= Evergas =

Danish company

Evergas is a Danish shipping company headquartered in Copenhagen, Denmark, active in the seaborne trade of liquefied natural gas (LNG), Ethane and liquefied petroleum gases (LPG). It is a subsidiary of Seapeak.

== Fleet ==
The company’s six pressurized LPG carriers are capable of carrying petrochemical gases in 5.000 cbm tanks. Because the vessels are relatively small, they are mostly deployed on short haul trades.

Eight semi-refrigerated multi-gas carriers comprise the company’s mid-sized fleet. The 27.500 cbm vessels can carry methane, LNG, ethylene and ethane, propane, and butane. The vessels have a total length overall (LOA) of 180 meters, and can sail burning gas or maritime fuel oil.[iv]

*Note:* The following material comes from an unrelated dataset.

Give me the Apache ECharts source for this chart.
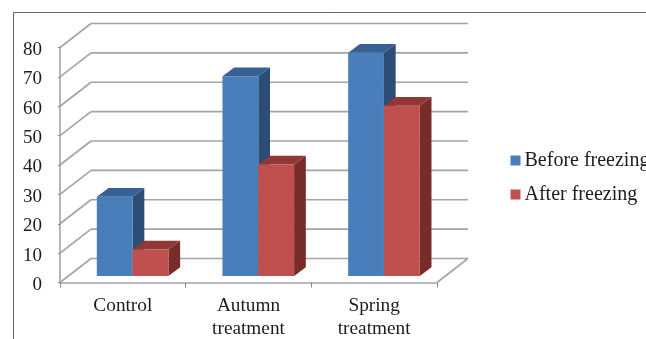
<!DOCTYPE html>
<html>
<head>
<meta charset="utf-8">
<style>html,body{margin:0;padding:0;background:#fff;overflow:hidden}#c{width:646px;height:339px;filter:blur(0.45px)}</style>
<script src="https://cdn.jsdelivr.net/npm/echarts@6/dist/echarts.min.js"></script>
</head>
<body>
<div id="c"></div>
<script>
const categories = ['Control', 'Autumn\ntreatment', 'Spring\ntreatment'];
const beforeFreezing = [27, 68, 76];
const afterFreezing = [9, 38, 58];
const yTicks = [0, 10, 20, 30, 40, 50, 60, 70, 80];

const WALL_DX = 31, WALL_DY = -24, BAR_DX = 9.8, BAR_DY = -6.5, DEPTH_DX = 11.7, DEPTH_DY = -8.7, BAR_RATIO = 0.285;
const GRID = '#a4a4a4';

function wallItem(params, api) {
  const cs = params.coordSys;
  const p = api.coord([0, api.value(0)]);
  const x0 = cs.x, y = p[1], x1 = cs.x + cs.width;
  const st = { stroke: GRID, lineWidth: 1.6 };
  const kids = [
    { type: 'line', shape: { x1: x0, y1: y, x2: x0 + WALL_DX, y2: y + WALL_DY }, style: st },
    { type: 'line', shape: { x1: x0 + WALL_DX, y1: y + WALL_DY, x2: x1 + WALL_DX, y2: y + WALL_DY }, style: st }
  ];
  if (api.value(0) === 0) {
    kids.push({ type: 'line', shape: { x1: x1, y1: y, x2: x1 + WALL_DX, y2: y + WALL_DY }, style: st });
  }
  return { type: 'group', children: kids };
}

function barRenderer(slot, front, top, side) {
  return function (params, api) {
    const base = api.coord([api.value(0), 0]);
    const head = api.coord([api.value(0), api.value(1)]);
    const w = api.size([1, 0])[0] * BAR_RATIO;
    const xl = base[0] + BAR_DX + (slot === 0 ? -w : 0);
    const xr = xl + w;
    const yb = base[1] + BAR_DY;
    const yt = head[1] + BAR_DY;
    return {
      type: 'group',
      children: [
        { type: 'polygon', shape: { points: [[xr, yt], [xr + DEPTH_DX, yt + DEPTH_DY], [xr + DEPTH_DX, yb + DEPTH_DY], [xr, yb]] }, style: { fill: side } },
        { type: 'polygon', shape: { points: [[xl, yt], [xl + DEPTH_DX, yt + DEPTH_DY], [xr + DEPTH_DX, yt + DEPTH_DY], [xr, yt]] }, style: { fill: top } },
        { type: 'rect', shape: { x: xl, y: yt, width: w, height: yb - yt }, style: { fill: front } }
      ]
    };
  };
}

const FONT = { fontFamily: 'Liberation Serif', color: '#1c1c1c' };
const chart = echarts.init(document.getElementById('c'), null, { renderer: 'canvas' });
chart.setOption({
  animation: false,
  backgroundColor: '#fff',
  grid: { left: 60, right: 209, top: 47.5, bottom: 56.5, containLabel: false, outerBoundsMode: 'none' },
  xAxis: {
    type: 'category', data: categories, boundaryGap: true,
    axisLine: { show: true, lineStyle: { color: GRID, width: 1.6 } },
    axisTick: { show: true, alignWithLabel: false, length: 5, lineStyle: { color: '#888', width: 1 } },
    axisLabel: { ...FONT, fontSize: 19.3, lineHeight: 23, margin: 12, interval: 0 }
  },
  yAxis: {
    type: 'value', min: 0, max: 80, interval: 10,
    splitLine: { show: false },
    axisLine: { show: true, lineStyle: { color: GRID, width: 1.6 } },
    axisTick: { show: true, length: 2, lineStyle: { color: '#888', width: 1 } },
    axisLabel: { ...FONT, fontSize: 19, margin: 18, verticalAlign: 'top', lineHeight: 5 }
  },
  legend: {
    left: 505.5, top: 145.5, orient: 'vertical', icon: 'rect',
    itemWidth: 10, itemHeight: 10, itemGap: 14,
    data: ['Before freezing', 'After freezing'],
    textStyle: { ...FONT, fontSize: 20, padding: [0, 0, 0, -1] }
  },
  series: [
    { type: 'custom', name: 'walls', silent: true, clip: false, z: 1, renderItem: wallItem, encode: { y: 0 }, data: yTicks.map(v => [v]) },
    { type: 'custom', name: 'Before freezing', clip: false, z: 2, itemStyle: { color: '#4a7ebb' },
      renderItem: barRenderer(0, '#4a7ebb', '#386193', '#2c4d75'), encode: { x: 0, y: 1 },
      data: beforeFreezing.map((v, i) => [i, v]) },
    { type: 'custom', name: 'After freezing', clip: false, z: 3, itemStyle: { color: '#c0504d' },
      renderItem: barRenderer(1, '#c0504d', '#8f3836', '#772c2a'), encode: { x: 0, y: 1 },
      data: afterFreezing.map((v, i) => [i, v]) }
  ],
  graphic: [
    { type: 'polyline', silent: true, shape: { points: [[13.5, 339], [13.5, 12.5], [646, 12.5]] }, style: { stroke: '#666', lineWidth: 1, fill: null } }
  ]
});
</script>
</body>
</html>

Two very large ethane carriers (VLECs) comprise the company’s largest vessel class. These VLECs are compatible with ethylene and ethane as well as propane and butane cargoes. With 85.000 cbm capacity, the vessels are the largest purpose-built ethane carriers currently under operations. Evergas took delivery of the first VLEC in 2019 and has since then deployed the vessels on the US -China trade.

== Structure ==
Evergas has offices in Denmark, Singapore, France and China. In total, the company employs 550 people. The company is managed by the chief operating officer, Steffen Jacobsen, who assumed his current position in 2015.

== History ==
In 1883, Camillo Eitzen established the Eitzen Group, which operated steamships in its early days. With the acquisition of KIL shipping in 2001, Eitzen became a gas shipping company and entered the gas market with its subsidiary, Eitzen Gas. In 2004, Eitzen Gas expands its gas fleet by buying the company Gibson gas. In the same year Eitzen Gas entered the Ethylene segment through the acquisition of Bergensen’s Igloo gas fleet. In 2006, Eitzen formed a joint venture with Norgas called the Eitzen Norgas Carrier Pool. Three years later, Eitzen established a joint venture with Solvang Ethylene. By then, Eitzen had become a gas ship owner. Since 2011, the company, formerly known as Eitzen Gas, has been re-named to Evergas and operates as a standalone entity. In 2023 Evergas was purchased by Seapeak.